If you want to stand for the States, you will need a proposer and a seconder before you are allowed to register as a candidate.

You will have to submit a nomination form signed by your proposer and seconder to the Bailiff’s office at the Royal Court. Look out for the candidates’ guidance on Election2020.gg to find out about the technical side of the nomination process, and how to get hold of a nomination form!

You are going to have a very short window to get your nomination in. Nominations open at 9am on Tuesday 1 September 2020. They close at 4pm (that’s four o’clock, f-o-u-r … it’s not a typo!) on Friday 4 September 2020. Once that deadline has passed, it’s too late. So it’s important to prepare for this in advance.

The Reform Law says that your proposer and seconder both need to be registered on the Electoral Roll. So if you know who you want, and they’re not signed up, nag them until they do! You only have until 21 August 2020 to register – and unfortunately you’ve got to do it again for this Election, even if you voted in the last one.

(Side note: The Reform Law (Guernsey) 1948 is the main law that sets out rules for Elections in Guernsey. You’d never guess it from the title! It’s available to download on GuernseyLegalResources.gg, which is a kind of online library of all Guernsey’s laws.
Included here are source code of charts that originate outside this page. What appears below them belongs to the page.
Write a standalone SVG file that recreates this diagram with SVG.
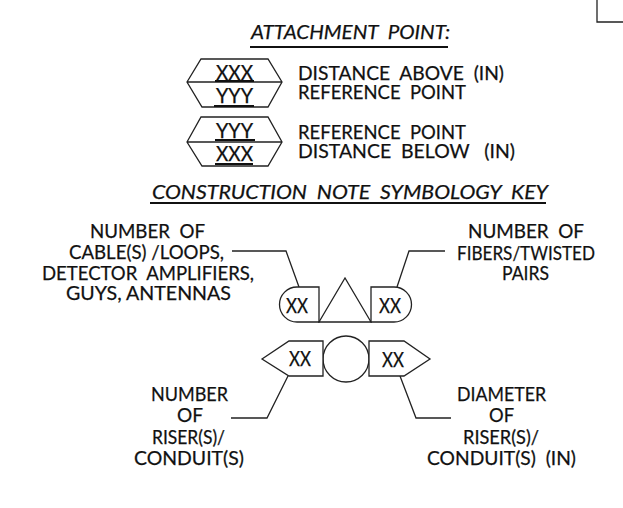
<svg xmlns="http://www.w3.org/2000/svg" width="623" height="508" viewBox="0 0 623 508">
<style>
text{font-family:"Lato","Liberation Sans",sans-serif;font-size:20px;fill:#111;stroke:#111;stroke-width:.25;white-space:pre}
.i{font-style:italic}
.x{font-size:21px}
.s{fill:#fff;stroke:#222;stroke-width:1.3}
.l{fill:none;stroke:#222;stroke-width:1.3}
.u{fill:none;stroke:#111;stroke-width:2}
</style>
<rect width="623" height="508" fill="#fff"/>
<g id="connectors">
<path class="l" d="M597 0V22H623"/>
<path class="l" d="M232 251H286L299 287"/>
<path class="l" d="M445 251H409L397 287"/>
<path class="l" d="M231 418H267L288 376"/>
<path class="l" d="M451 418H416L400 376"/>
</g>
<g id="title-attachment">
<text class="i" x="251" y="39" textLength="199" lengthAdjust="spacingAndGlyphs">ATTACHMENT  POINT:</text>
<path class="u" d="M250 47H448"/>
</g>
<g id="hex-above">
<path class="s" d="M187 82L201 59H268L282 82L268 107H202ZM187 82H282"/>
<text class="x" x="216" y="80" textLength="37" lengthAdjust="spacingAndGlyphs">XXX</text>
<path class="u" d="M215 81H254M214 106H254"/>
<text class="x" x="216" y="103" textLength="37" lengthAdjust="spacingAndGlyphs">YYY</text>
<text x="298" y="80" textLength="206" lengthAdjust="spacingAndGlyphs">DISTANCE  ABOVE  (IN)</text>
<text x="298" y="99" textLength="168" lengthAdjust="spacingAndGlyphs">REFERENCE  POINT</text>
</g>
<g id="hex-below">
<path class="s" d="M187 142L201 117H268L282 142L268 166H202ZM187 142H282"/>
<text class="x" x="216" y="138" textLength="37" lengthAdjust="spacingAndGlyphs">YYY</text>
<path class="u" d="M215 140H255M215 164H253"/>
<text class="x" x="216" y="161" textLength="37" lengthAdjust="spacingAndGlyphs">XXX</text>
<text x="298" y="139" textLength="168" lengthAdjust="spacingAndGlyphs">REFERENCE  POINT</text>
<text x="298" y="158" textLength="217" lengthAdjust="spacingAndGlyphs">DISTANCE  BELOW   (IN)</text>
</g>
<g id="title-key">
<text class="i" x="152" y="199" textLength="396" lengthAdjust="spacingAndGlyphs">CONSTRUCTION  NOTE  SYMBOLOGY  KEY</text>
<path class="u" d="M150 203H546"/>
</g>
<g id="label-cables">
<text x="90" y="238" textLength="115" lengthAdjust="spacingAndGlyphs">NUMBER  OF</text>
<text x="69" y="259" textLength="155" lengthAdjust="spacingAndGlyphs">CABLE(S) /LOOPS,</text>
<text x="42" y="280" textLength="212" lengthAdjust="spacingAndGlyphs">DETECTOR  AMPLIFIERS,</text>
<text x="66" y="300" textLength="165" lengthAdjust="spacingAndGlyphs">GUYS, ANTENNAS</text>
</g>
<g id="label-fibers">
<text x="468" y="238" textLength="116" lengthAdjust="spacingAndGlyphs">NUMBER  OF</text>
<text x="457" y="260" textLength="138" lengthAdjust="spacingAndGlyphs">FIBERS/TWISTED</text>
<text x="502" y="280" textLength="47" lengthAdjust="spacingAndGlyphs">PAIRS</text>
</g>
<g id="symbol-pill">
<path class="s" d="M319 287H297A17.500 17.500 0 0 0 297 322H319Z"/>
<path class="s" d="M319 322L345 278L371 322Z"/>
<path class="s" d="M371 287H394A17.500 17.500 0 0 1 394 322H371Z"/>
<text class="x" x="286" y="313" textLength="22" lengthAdjust="spacingAndGlyphs">XX</text>
<text class="x" x="379" y="313" textLength="22" lengthAdjust="spacingAndGlyphs">XX</text>
</g>
<g id="symbol-riser">
<circle class="s" cx="346" cy="359" r="23"/>
<path class="s" d="M262 359L289 341H323V376H289Z"/>
<path class="s" d="M369 341H404L430 359L404 376H369Z"/>
<text class="x" x="289" y="366" textLength="22" lengthAdjust="spacingAndGlyphs">XX</text>
<text class="x" x="382" y="367" textLength="22" lengthAdjust="spacingAndGlyphs">XX</text>
</g>
<g id="label-riser-number">
<text x="151" y="401" textLength="77" lengthAdjust="spacingAndGlyphs">NUMBER</text>
<text x="177" y="422" textLength="26" lengthAdjust="spacingAndGlyphs">OF</text>
<text x="152" y="444" textLength="73" lengthAdjust="spacingAndGlyphs">RISER(S)/</text>
<text x="134" y="465" textLength="110" lengthAdjust="spacingAndGlyphs">CONDUIT(S)</text>
</g>
<g id="label-riser-diameter">
<text x="457" y="401" textLength="89" lengthAdjust="spacingAndGlyphs">DIAMETER</text>
<text x="489" y="422" textLength="25" lengthAdjust="spacingAndGlyphs">OF</text>
<text x="463" y="444" textLength="76" lengthAdjust="spacingAndGlyphs">RISER(S)/</text>
<text x="427" y="465" textLength="149" lengthAdjust="spacingAndGlyphs">CONDUIT(S)  (IN)</text>
</g>
</svg>
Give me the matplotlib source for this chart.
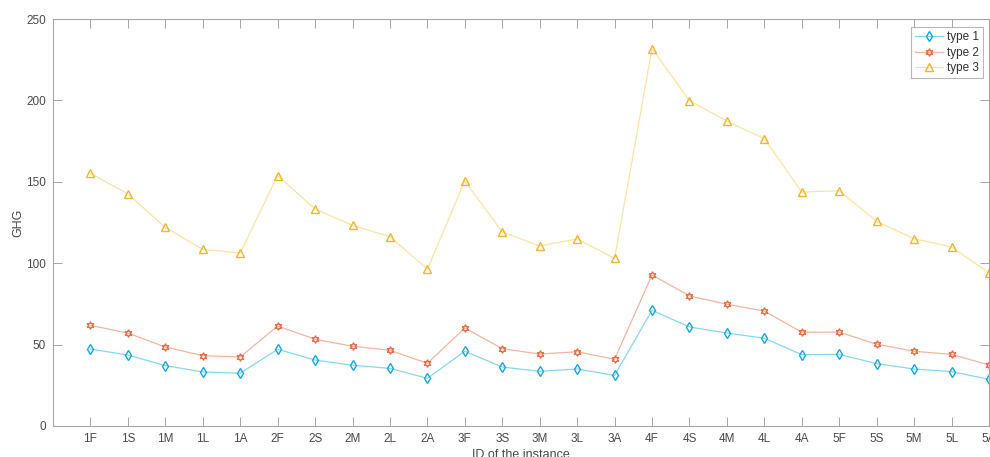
import matplotlib.pyplot as plt
import numpy as np

# Instance IDs
ids = ['1F', '1S', '1M', '1L', '1A', '2F', '2S', '2M', '2L', '2A',
       '3F', '3S', '3M', '3L', '3A', '4F', '4S', '4M', '4L', '4A',
       '5F', '5S', '5M', '5L', '5A']

# GHG per type
type1 = [47.3, 43.6, 37.1, 33.2, 32.4, 47.1, 40.5, 37.3, 35.4, 29.3,
         45.9, 36.2, 33.6, 35.0, 31.1, 71.1, 60.8, 57.1, 53.9, 43.8,
         44.0, 38.3, 35.0, 33.4, 28.7]
type2 = [61.8, 57.1, 48.5, 43.2, 42.4, 61.4, 53.3, 49.0, 46.5, 38.5,
         60.2, 47.5, 44.2, 45.6, 41.0, 92.8, 79.9, 74.8, 70.6, 57.6,
         57.7, 50.2, 45.9, 44.0, 37.5]
type3 = [155.2, 142.5, 122.0, 108.5, 106.3, 153.8, 133.3, 123.3, 116.3, 96.4,
         150.5, 119.2, 110.6, 114.9, 103.0, 231.8, 199.8, 187.3, 176.5, 143.7,
         144.5, 125.7, 115.0, 110.0, 94.0]

plt.rcParams['font.family'] = ['Liberation Sans', 'DejaVu Sans']
plt.rcParams['font.size'] = 8

fig = plt.figure(figsize=(9.9, 4.57), dpi=100)
ax = fig.add_axes([53/990, 1-426/457, (989-53)/990, (426-19)/457])

x = np.arange(1, len(ids) + 1)
ax.plot(x, type1, '-', color='#86d8f2', lw=0.9, marker='d', ms=5,
        mfc='none', mec='#17a7dc', mew=1.0, label='type 1')
ax.plot(x, type2, '-', color='#f6b59e', lw=0.9, marker=(6, 1, 0), ms=5.5,
        mfc='none', mec='#e8643c', mew=0.9, label='type 2')
ax.plot(x, type3, '-', color='#fde3a2', lw=0.9, marker='^', ms=5.5,
        mfc='none', mec='#f0b72a', mew=1.0, label='type 3')

ax.set_xlim(0, 25)
ax.set_ylim(0, 250)
ax.set_xticks(x)
ax.set_xticklabels(ids)
ax.set_yticks(np.arange(0, 251, 50))

for s in ax.spines.values():
    s.set_color('#a6a6a6')
    s.set_linewidth(0.8)
ax.tick_params(direction='in', length=6.5, width=0.7, color='#a6a6a6',
               labelcolor='#4a4a4a', top=True, right=True, labelsize=8.5)
ax.tick_params(axis='x', pad=5)
ax.tick_params(axis='y', pad=5)

ax.set_xlabel('ID of the instance', color='#4a4a4a', fontsize=9, labelpad=3)
ax.set_ylabel('GHG', color='#4a4a4a', fontsize=9, labelpad=1)

leg = ax.legend(loc='upper right', bbox_to_anchor=(0.9935, 0.98), fontsize=8.5,
                frameon=True, fancybox=False, handlelength=2.4,
                borderpad=0.35, labelspacing=0.3, handletextpad=0.3,
                borderaxespad=0)
leg.get_frame().set_edgecolor('#a6a6a6')
leg.get_frame().set_linewidth(0.8)
for t in leg.get_texts():
    t.set_color('#333333')

fig.savefig('out.png', dpi=100)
I’d strongly recommend getting yourself a copy – you’ll want the version that’s called a ‘Consolidated Text’, which includes all the updates – and starting to learn your way around it.)

Apart from being on the Electoral Roll, there are no limits on who can propose or second you. It’s an island-wide election, so they don’t have to live in your parish – but if maintaining a link to a particular parish is important for you, that might be something you take into account when you decide who to ask.
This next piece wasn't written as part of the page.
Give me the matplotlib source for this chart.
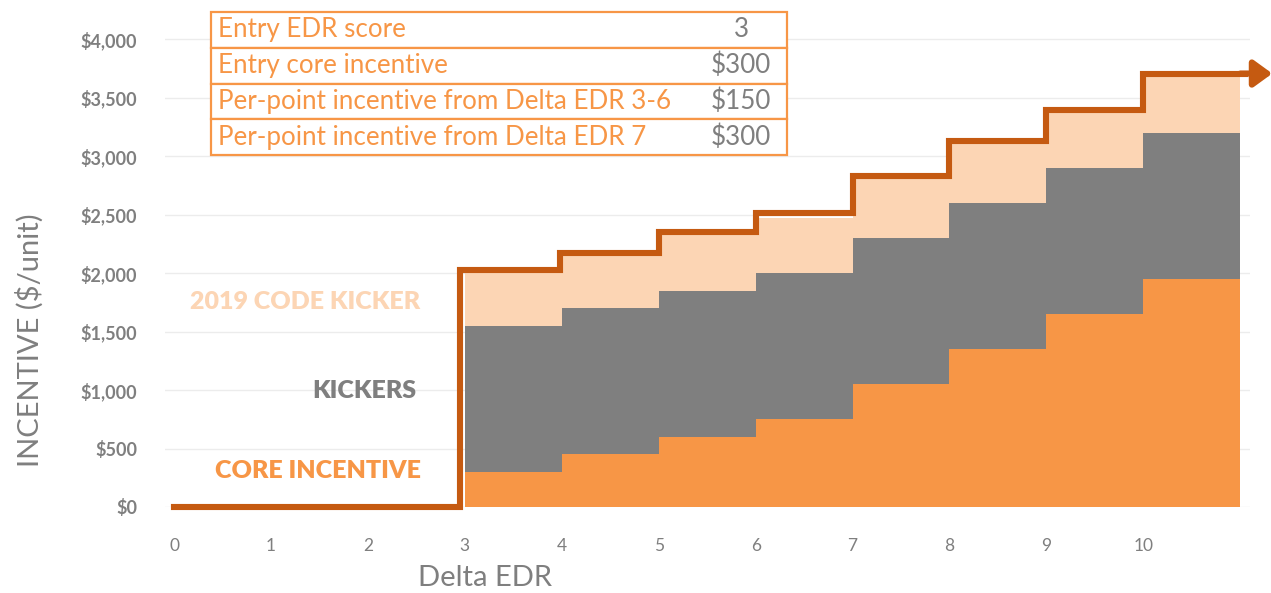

Likewise, if you’re standing because you want to work in a particular area or to represent a particular cause, you might want to approach someone who has experience in that sector or shares your values on that issue.
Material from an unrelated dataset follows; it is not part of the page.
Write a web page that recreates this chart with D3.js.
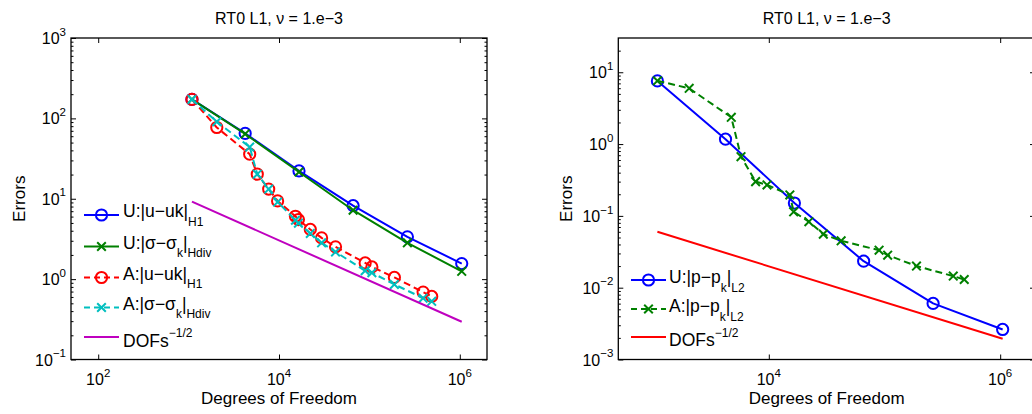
<!DOCTYPE html>
<html>
<head>
<meta charset="utf-8">
<script src="https://cdn.jsdelivr.net/npm/d3@7"></script>
<style>
  body { margin: 0; background: #fff; }
  svg { display: block; }
  text { font-family: "Liberation Sans", Arial, Helvetica, sans-serif; fill: #000; }
</style>
</head>
<body>
<svg id="fig" width="1032" height="414"></svg>
<script>
// ---------------- data ----------------
// degrees of freedom for uniform (U) and adaptive (A) refinement
const dofsU = [1089, 4225, 16641, 66049, 263169, 1050625];
const dofsA = [1089, 2050, 4740, 5750, 7690, 9650, 15200, 16400, 22200, 29600, 42200, 89800, 106500, 189000, 393000, 489000];

// left panel: velocity / stress errors
const errU_uH1 = [172, 65, 22.2, 8.2, 3.36, 1.56];
const errU_sigHdiv = [172, 64, 21.5, 7.2, 2.83, 1.25];
const errA_uH1 = [172, 77, 35.9, 20.2, 13.2, 9.4, 6.05, 5.5, 4.15, 3.26, 2.52, 1.59, 1.42, 1.05, 0.69, 0.61];
const errA_sigHdiv = [172, 90.8, 44, 20.2, 13.2, 9.1, 5.4, 4.97, 3.7, 2.83, 2.18, 1.27, 1.2, 0.86, 0.58, 0.53];

// right panel: pressure errors
const errU_pL2 = [7.57, 1.17, 0.151, 0.0234, 0.00604, 0.00262];
const errA_pL2 = [7.6, 5.98, 2.36, 0.667, 0.30, 0.27, 0.196, 0.114, 0.083, 0.0557, 0.045, 0.0333, 0.0284, 0.02, 0.0145, 0.013];

// reference slope DOFs^-1/2 (end points)
const refDofs = [1089, 1050625];
const refLeft = [9.2, 0.295];
const refRight = [0.06, 0.00195];

// tick values
const xTicksLeft = [1e2, 1e4, 1e6];
const xTicksRight = [1e4, 1e6];
const yTicksLeft = [1e-1, 1e0, 1e1, 1e2, 1e3];
const yTicksRight = [1e-3, 1e-2, 1e-1, 1e0, 1e1];

const titleText = "RT0 L1, \u03bd = 1.e\u22123";
const xLabelText = "Degrees of Freedom";
const yLabelText = "Errors";

// ---------------- helpers ----------------
const svg = d3.select("#fig");
const C = { blue: "#0000ff", green: "#008000", red: "#ff0000", cyan: "#00bfbf", magenta: "#bf00bf" };
const DASH = "7,4";

// text with sub/superscript parts: [text, kind] kind in "n" | "sub" | "sup"
function rich(textSel, parts, fs, subFs, subDy, supDy) {
  let shift = 0;
  parts.forEach(([t, kind]) => {
    const target = kind === "sub" ? subDy : kind === "sup" ? supDy : 0;
    textSel.append("tspan")
      .attr("dy", target - shift)
      .attr("font-size", kind === "n" ? fs : subFs)
      .text(t);
    shift = target;
  });
}

function expParts(v) {
  const e = Math.round(Math.log10(v));
  return [["10", "n"], [String(e).replace("-", "\u2212"), "sup"]];
}

function minorTicks(domain) {
  const out = [];
  const lo = Math.floor(Math.log10(domain[0])), hi = Math.ceil(Math.log10(domain[1]));
  for (let d = lo; d <= hi; d++) {
    for (let m = 2; m <= 9; m++) {
      const v = m * Math.pow(10, d);
      if (v > domain[0] && v < domain[1]) out.push(v);
    }
  }
  return out;
}

function drawSeries(g, x, y, xs, ys, color, dash, marker) {
  const pts = xs.map((d, i) => [d, ys[i]]);
  g.append("path").datum(pts)
    .attr("fill", "none").attr("stroke", color).attr("stroke-width", 2)
    .attr("stroke-dasharray", dash || null)
    .attr("stroke-linejoin", "round")
    .attr("d", d3.line().x(d => x(d[0])).y(d => y(d[1])));
  if (marker) {
    pts.forEach(p => drawMarker(g, x(p[0]), y(p[1]), color, marker));
  }
}

function drawMarker(g, cx, cy, color, marker) {
  if (marker === "o") {
    g.append("circle").attr("cx", cx).attr("cy", cy).attr("r", 5.6)
      .attr("fill", "none").attr("stroke", color).attr("stroke-width", 2);
  } else if (marker === "x") {
    const s = 4.3;
    g.append("path")
      .attr("d", `M${cx - s},${cy - s}L${cx + s},${cy + s}M${cx - s},${cy + s}L${cx + s},${cy - s}`)
      .attr("stroke", color).attr("stroke-width", 2).attr("fill", "none");
  }
}

function panel(opt) {
  const { left, top, width, height, xDomain, yDomain, xTicks, yTicks } = opt;
  const x = d3.scaleLog().domain(xDomain).range([left, left + width]);
  const y = d3.scaleLog().domain(yDomain).range([top + height, top]);
  const g = svg.append("g");

  // title and axis labels
  g.append("text").attr("x", left + width / 2).attr("y", 24)
    .attr("text-anchor", "middle").attr("font-size", 16).text(titleText);
  g.append("text").attr("x", left + width / 2).attr("y", 404)
    .attr("text-anchor", "middle").attr("font-size", 17).text(xLabelText);
  g.append("text").attr("transform", `translate(${opt.yLabelX},${top + height / 2}) rotate(-90)`)
    .attr("text-anchor", "middle").attr("font-size", 17).text(yLabelText);

  // ticks (inward) on all four sides
  const tickStyle = s => {
    s.select(".domain").remove();
    s.selectAll(".tick line").attr("stroke", "#000").attr("stroke-width", 1);
    s.selectAll(".tick text").remove();
  };
  const gb = g.append("g").attr("transform", `translate(0,${top + height})`)
    .call(d3.axisBottom(x).tickValues(xTicks).tickSizeInner(-5).tickSizeOuter(0).tickFormat(""));
  tickStyle(gb);
  const gt = g.append("g").attr("transform", `translate(0,${top})`)
    .call(d3.axisTop(x).tickValues(xTicks).tickSizeInner(-5).tickSizeOuter(0).tickFormat(""));
  tickStyle(gt);
  const gl = g.append("g").attr("transform", `translate(${left},0)`)
    .call(d3.axisLeft(y).tickValues(yTicks).tickSizeInner(-5).tickSizeOuter(0).tickFormat(""));
  tickStyle(gl);
  const gr = g.append("g").attr("transform", `translate(${left + width},0)`)
    .call(d3.axisRight(y).tickValues(yTicks).tickSizeInner(-5).tickSizeOuter(0).tickFormat(""));
  tickStyle(gr);
  const minors = minorTicks(yDomain);
  const gml = g.append("g").attr("transform", `translate(${left},0)`)
    .call(d3.axisLeft(y).tickValues(minors).tickSizeInner(-2.5).tickSizeOuter(0).tickFormat(""));
  tickStyle(gml);
  const gmr = g.append("g").attr("transform", `translate(${left + width},0)`)
    .call(d3.axisRight(y).tickValues(minors).tickSizeInner(-2.5).tickSizeOuter(0).tickFormat(""));
  tickStyle(gmr);

  // tick labels with exponents
  xTicks.forEach(v => {
    const t = g.append("text").attr("x", x(v)).attr("y", 385)
      .attr("text-anchor", "middle").attr("font-size", 16);
    rich(t, expParts(v), 16, 11.5, 0, -8.3);
  });
  yTicks.forEach(v => {
    const t = g.append("text").attr("x", left - 5).attr("y", y(v) + 6)
      .attr("text-anchor", "end").attr("font-size", 16);
    rich(t, expParts(v), 16, 11.5, 0, -8.3);
  });

  // axes box
  g.append("rect").attr("x", left).attr("y", top).attr("width", width).attr("height", height)
    .attr("fill", "none").attr("stroke", "#000").attr("stroke-width", 1.3);

  return { g, x, y };
}

function legend(g, lx, tx, entries) {
  entries.forEach(e => {
    g.append("line").attr("x1", lx).attr("x2", lx + 35).attr("y1", e.y).attr("y2", e.y)
      .attr("stroke", e.color).attr("stroke-width", 2)
      .attr("stroke-dasharray", e.dash || null);
    if (e.marker) drawMarker(g, lx + 17.5, e.y, e.color, e.marker);
    const t = g.append("text").attr("x", tx).attr("y", e.y + e.base).attr("font-size", 17.5);
    rich(t, e.parts, 17.5, 12, 8.5, -9.5);
  });
}

// ---------------- left panel ----------------
const L = panel({
  left: 71, top: 38, width: 416, height: 321.5,
  xDomain: [50, 2e6], yDomain: [0.1, 1000],
  xTicks: xTicksLeft, yTicks: yTicksLeft, yLabelX: 25
});
drawSeries(L.g, L.x, L.y, dofsU, errU_uH1, C.blue, null, "o");
drawSeries(L.g, L.x, L.y, dofsU, errU_sigHdiv, C.green, null, "x");
drawSeries(L.g, L.x, L.y, dofsA, errA_uH1, C.red, DASH, "o");
drawSeries(L.g, L.x, L.y, dofsA, errA_sigHdiv, C.cyan, DASH, "x");
drawSeries(L.g, L.x, L.y, refDofs, refLeft, C.magenta, null, null);

legend(L.g, 84, 123, [
  { y: 215, base: 2, color: C.blue, marker: "o",
    parts: [["U:|u\u2212uk|", "n"], ["H1", "sub"]] },
  { y: 246.5, base: 2, color: C.green, marker: "x",
    parts: [["U:|\u03c3\u2212\u03c3", "n"], ["k", "sub"], ["|", "n"], ["Hdiv", "sub"]] },
  { y: 277.5, base: 2, color: C.red, marker: "o", dash: "6,4",
    parts: [["A:|u\u2212uk|", "n"], ["H1", "sub"]] },
  { y: 307.5, base: 2, color: C.cyan, marker: "x", dash: "6,4",
    parts: [["A:|\u03c3\u2212\u03c3", "n"], ["k", "sub"], ["|", "n"], ["Hdiv", "sub"]] },
  { y: 337, base: 9.5, color: C.magenta,
    parts: [["DOFs", "n"], ["\u22121/2", "sup"]] }
]);

// ---------------- right panel ----------------
const R = panel({
  left: 618.3, top: 38, width: 416.7, height: 321.5,
  xDomain: [500, 2e6], yDomain: [1e-3, 30],
  xTicks: xTicksRight, yTicks: yTicksRight, yLabelX: 572
});
drawSeries(R.g, R.x, R.y, dofsU, errU_pL2, C.blue, null, "o");
drawSeries(R.g, R.x, R.y, dofsA, errA_pL2, C.green, DASH, "x");
drawSeries(R.g, R.x, R.y, refDofs, refRight, C.red, null, null);

legend(R.g, 631, 669, [
  { y: 280, base: 3, color: C.blue, marker: "o",
    parts: [["U:|p\u2212p", "n"], ["k", "sub"], ["|", "n"], ["L2", "sub"]] },
  { y: 309, base: 3, color: C.green, marker: "x", dash: "6,4",
    parts: [["A:|p\u2212p", "n"], ["k", "sub"], ["|", "n"], ["L2", "sub"]] },
  { y: 337, base: 9, color: C.red,
    parts: [["DOFs", "n"], ["\u22121/2", "sup"]] }
]);
</script>
</body>
</html>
Honestly: I have never looked twice at who is proposing or seconding a candidate. It is much less important than what the candidate themselves stands for, and how they behave. Other people might look more closely at your proposer and seconder – and perhaps it will count for more in an island-wide election than it did in the past – but it is still only a tiny part of your overall campaign.

For me, the thing that would be most important in choosing a proposer and seconder is trust – do they trust me, and do I trust them?

As a potential proposer or seconder, I’d be glad to nominate or second someone if I know I can vouch for their good character. Of course I’d take an interest in their policies and principles – there are some things I could simply never put my name to – but the main thing I’d be considering is: “Do I believe this person is good, and sincere, and will serve Guernsey to the best of their ability?”

As a candidate, I would want the security of knowing that my proposer and seconder are people who really believe in me – something that runs even deeper than a shared interest on an important subject.

But just because that’s my priority, doesn’t mean it also has to be yours. Think about what you want your choice of proposer and seconder to say about you, and approach the right people for you.

The bottom line is simply that your proposer and seconder have to be registered on the Electoral Roll; that you get your paperwork in order for them to sign; and that you get your nomination in before 4pm on Friday 4 September. Good luck!